My Washington Examiner column this week is on TSA, the federal agency that’s its own reductio ad absurdum.
In the latest TSA atrocity, the agency forced a wheelchair-bound, 95-year-old leukemia patient to remove her adult diaper, for fear she might be wired to explode. “It’s something I couldn’t imagine happening on American soil,” her distraught daughter told the press: “Here is my mother, 95 years old, 105 pounds, barely able to stand, and then this.”
My God, what is she on about? Proper procedure was followed!
As I point out in the column:
in a classic case of “mission creep,” TSA is taking its show on the road and the rails.

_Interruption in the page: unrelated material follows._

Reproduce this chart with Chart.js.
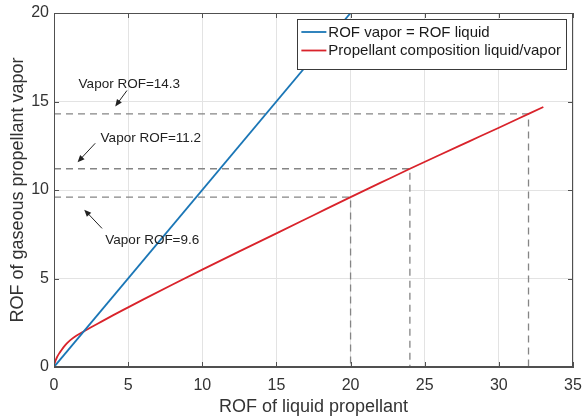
<!DOCTYPE html>
<html>
<head>
<meta charset="utf-8">
<title>ROF liquid vs vapor</title>
<script src="https://cdn.jsdelivr.net/npm/chart.js@4.4.1/dist/chart.umd.min.js"></script>
<style>
  html, body { margin: 0; padding: 0; background: #fff; }
  #rofChart { display: block; }
</style>
</head>
<body>
<canvas id="rofChart" width="582" height="420"></canvas>
<script>
// --- data ---
const equalLiquid = [0, 20];
const equalVapor = [0, 20];

const compLiquid = [0, 0.05, 0.1, 0.2, 0.35, 0.5, 0.65, 0.85, 1.1, 1.5, 2, 2.5, 3, 4, 5, 6, 8, 10, 12.5, 15, 17.5, 20, 22, 24, 26, 28, 30, 32, 33];
const compVapor  = [0, 0.22, 0.35, 0.55, 0.77, 0.95, 1.12, 1.32, 1.52, 1.77, 2.01, 2.245, 2.475, 2.93, 3.37, 3.805, 4.66, 5.5, 6.53, 7.55, 8.575, 9.6, 10.4, 11.2, 11.98, 12.75, 13.52, 14.3, 14.69];

// operating points picked off the red curve
const markedLiquid = [20, 24, 32];
const markedVapor = [9.6, 11.2, 14.3];

const xTicks = [0, 5, 10, 15, 20, 25, 30, 35];
const yTicks = [0, 5, 10, 15, 20];

const legendLabels = ['ROF vapor = ROF liquid', 'Propellant composition liquid/vapor'];

// callouts: text anchor (data coords) and arrow tail -> head
const callouts = [
    { text: 'Vapor ROF=14.3', at: [5.08, 15.99], from: [4.92, 15.62], to: [4.13, 14.72] },
    { text: 'Vapor ROF=11.2', at: [6.53, 12.94], from: [2.78, 12.64], to: [1.59, 11.57] },
    { text: 'Vapor ROF=9.6',  at: [6.63, 7.17],  from: [3.24, 7.83],  to: [2.04, 8.89] }
];

const BLUE = '#1a76b6';
const RED = '#d9232b';
const DASH = '#858585';
const FONT = '"Liberation Sans", Arial, Helvetica, sans-serif';

const toPoints = (xs, ys) => xs.map((x, i) => ({ x, y: ys[i] }));

// dashed guide: from y axis across to the point, then down to the x axis
const guideSets = markedLiquid.map((lx, i) => ({
    data: [{ x: 0, y: markedVapor[i] }, { x: lx, y: markedVapor[i] }, { x: lx, y: 0 }],
    borderColor: DASH,
    borderWidth: 1.3,
    borderDash: [7, 5],
    pointRadius: 0,
    showLine: true,
    tension: 0
}));

// frame on all four sides plus MATLAB-style inward ticks
const framePlugin = {
    id: 'frame',
    afterDatasetsDraw(chart) {
        const { ctx, chartArea: a, scales } = chart;
        ctx.save();
        ctx.strokeStyle = '#505050';
        ctx.lineWidth = 1;
        ctx.strokeRect(a.left + 0.5, a.top + 0.5, a.right - a.left - 1, a.bottom - a.top - 1);
        const len = 5;
        ctx.beginPath();
        xTicks.forEach(v => {
            const px = Math.round(scales.x.getPixelForValue(v)) + 0.5;
            ctx.moveTo(px, a.bottom); ctx.lineTo(px, a.bottom - len);
            ctx.moveTo(px, a.top); ctx.lineTo(px, a.top + len);
        });
        yTicks.forEach(v => {
            const py = Math.round(scales.y.getPixelForValue(v)) + 0.5;
            ctx.moveTo(a.left, py); ctx.lineTo(a.left + len, py);
            ctx.moveTo(a.right, py); ctx.lineTo(a.right - len, py);
        });
        ctx.stroke();
        ctx.restore();
    }
};

const calloutPlugin = {
    id: 'callouts',
    afterDatasetsDraw(chart) {
        const { ctx, scales: { x, y } } = chart;
        const px = p => [x.getPixelForValue(p[0]), y.getPixelForValue(p[1])];
        ctx.save();
        ctx.font = '13.5px ' + FONT;
        ctx.fillStyle = '#222';
        ctx.textAlign = 'center';
        ctx.textBaseline = 'middle';
        ctx.strokeStyle = '#222';
        ctx.lineWidth = 1;
        callouts.forEach(c => {
            const [tx, ty] = px(c.at);
            ctx.fillText(c.text, tx, ty);
            const [x0, y0] = px(c.from);
            const [x1, y1] = px(c.to);
            const ang = Math.atan2(y1 - y0, x1 - x0);
            ctx.beginPath();
            ctx.moveTo(x0, y0);
            ctx.lineTo(x1 - 4 * Math.cos(ang), y1 - 4 * Math.sin(ang));
            ctx.stroke();
            // arrow head
            ctx.beginPath();
            ctx.moveTo(x1, y1);
            ctx.lineTo(x1 - 7 * Math.cos(ang) + 3 * Math.sin(ang), y1 - 7 * Math.sin(ang) - 3 * Math.cos(ang));
            ctx.lineTo(x1 - 7 * Math.cos(ang) - 3 * Math.sin(ang), y1 - 7 * Math.sin(ang) + 3 * Math.cos(ang));
            ctx.closePath();
            ctx.fill();
        });
        ctx.restore();
    }
};

// boxed legend in the top-right corner of the plot
const legendPlugin = {
    id: 'boxLegend',
    afterDraw(chart) {
        const { ctx, chartArea: a } = chart;
        const colors = [BLUE, RED];
        ctx.save();
        ctx.font = '15px ' + FONT;
        const textW = Math.max(...legendLabels.map(t => ctx.measureText(t).width));
        const w = 31 + textW + 5;
        const h = 50;
        const right = a.right - 7;
        const top = a.top + 6;
        const left = right - w;
        ctx.fillStyle = '#fff';
        ctx.fillRect(left, top, w, h);
        ctx.strokeStyle = '#3a3a3a';
        ctx.lineWidth = 1;
        ctx.strokeRect(Math.round(left) + 0.5, top + 0.5, Math.round(w), h);
        ctx.textBaseline = 'middle';
        ctx.textAlign = 'left';
        legendLabels.forEach((label, i) => {
            const rowY = top + 13 + i * 18.5;
            ctx.strokeStyle = colors[i];
            ctx.lineWidth = 1.8;
            ctx.beginPath();
            ctx.moveTo(left + 4, rowY);
            ctx.lineTo(left + 29, rowY);
            ctx.stroke();
            ctx.fillStyle = '#1a1a1a';
            ctx.fillText(label, left + 31, rowY + 0.5);
        });
        ctx.restore();
    }
};

new Chart(document.getElementById('rofChart'), {
    type: 'scatter',
    data: {
        datasets: [
            {
                label: legendLabels[0],
                data: toPoints(equalLiquid, equalVapor),
                borderColor: BLUE,
                borderWidth: 1.8,
                pointRadius: 0,
                showLine: true
            },
            {
                label: legendLabels[1],
                data: toPoints(compLiquid, compVapor),
                borderColor: RED,
                borderWidth: 1.8,
                pointRadius: 0,
                showLine: true,
                cubicInterpolationMode: 'monotone'
            },
            ...guideSets
        ]
    },
    options: {
        responsive: false,
        animation: false,
        events: [],
        layout: { padding: { left: 0, top: 13, right: 9, bottom: 0 } },
        plugins: {
            legend: { display: false },
            tooltip: { enabled: false }
        },
        scales: {
            x: {
                type: 'linear',
                min: 0,
                max: 35,
                afterFit(scale) {
                    scale.height = 53;
                    scale.paddingLeft = 0;
                    scale.paddingRight = 0;
                },
                afterBuildTicks(scale) { scale.ticks = xTicks.map(v => ({ value: v })); },
                grid: { color: '#e3e3e3', drawTicks: false },
                border: { color: '#505050' },
                ticks: { padding: 9, color: '#333', font: { family: FONT, size: 16 }, autoSkip: false, maxRotation: 0 },
                title: { display: true, text: 'ROF of liquid propellant', color: '#333', font: { family: FONT, size: 18 }, padding: { top: 0, bottom: 2 } }
            },
            y: {
                type: 'linear',
                min: 0,
                max: 20,
                afterFit(scale) {
                    scale.width = 54;
                    scale.paddingTop = 0;
                    scale.paddingBottom = 0;
                },
                afterBuildTicks(scale) { scale.ticks = yTicks.map(v => ({ value: v })); },
                grid: { color: '#e3e3e3', drawTicks: false },
                border: { color: '#505050' },
                ticks: { padding: 5, color: '#333', font: { family: FONT, size: 16 } },
                title: { display: true, text: 'ROF of gaseous propellant vapor', color: '#333', font: { family: FONT, size: 18 }, padding: { top: 7, bottom: 0 } }
            }
        }
    },
    plugins: [framePlugin, calloutPlugin, legendPlugin]
});
</script>
</body>
</html>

Remember when, pushing his bullet-train boondoggle in the 2011 State of the Union, President Obama cracked that it would let you travel “without the pat-down”? Not funny—also, not true.
Earlier this year, Amtrak passengers in Savannah, Ga., stepped off into a TSA checkpoint. Though the travelers had already disembarked the train, agents made women lift their shirts to check for bra explosives. Two weeks ago, armed TSA and Homeland Security agents hit a bus depot in Des Moines, Iowa, to question passengers and demand their papers.
These raids are the work of TSA’s “Visible Intermodal Prevention and Response” (VIPR or “Viper”) teams—an acronym at once senseless and menacing, much like the agency itself.
All this is happening at a time when al Qaeda looks more harried, pathetic, and weaker than ever. But hey, you can never be too careful, right?